For the second case without one kernel call, the optimal number of nodes is 80, as it was predicted. Finally, in the third case with an additional kernel, the optimal number of nodes is 316 which is within the range of error from the predicted value. We can observe a similar scalability behaviour in all three cases. The reason is that the scalability is limited by the memory traffic, which is constant in all cases. Then, for example, when the computations run faster per a single node because of a reduced number of operations in the second case, then the algorithm achieves the peak performance using a less number of nodes than in the first case.

Fig. 8
figure 8

Validation of performance model for MPDATA with the same grid size per node

7 Conclusions and future work

For the Piz Daint cluster equipped with NVIDIA Tesla K20 GPUs, the proposed approach to parallelization of the MPDATA algorithm allows us to achieve a weak scalability up to 136 nodes.
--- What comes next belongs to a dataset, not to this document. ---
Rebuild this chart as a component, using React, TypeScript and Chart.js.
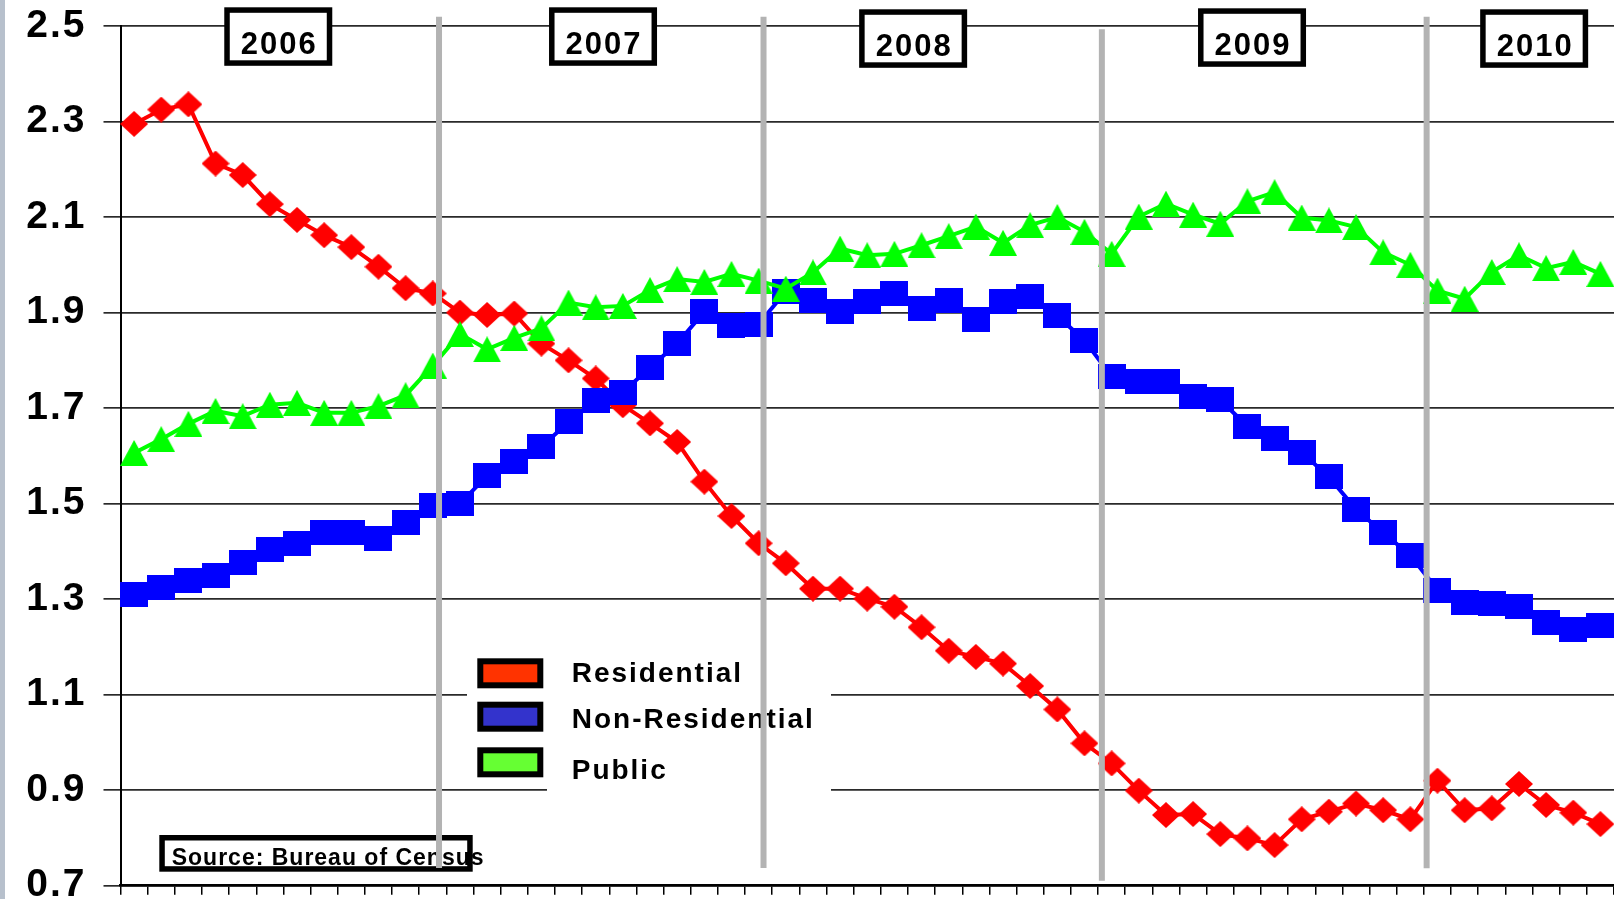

The obtained performance exceeds 16 Tflop/s in double precision. On the cluster level, the key optimization is hiding the inter- and intra-node communication behind the GPU computation. In consequence, our improved code is almost twice faster than the basic one, without overlapping communication and computation. For the improved code, the separation of GPU kernels generates some overheads that are compensated when using 16 or more nodes, where the improved version outperforms the basic one. The proposed performance model permits us to predict the scalability of MPDATA based on estimating the overlapped part of data transfers.

In future works, the particular attention will be paid to implementation of MPDATA using OpenCL to ensure the code portability across different devices, as well as development of autotunig mechanisms aiming at providing the performance portability.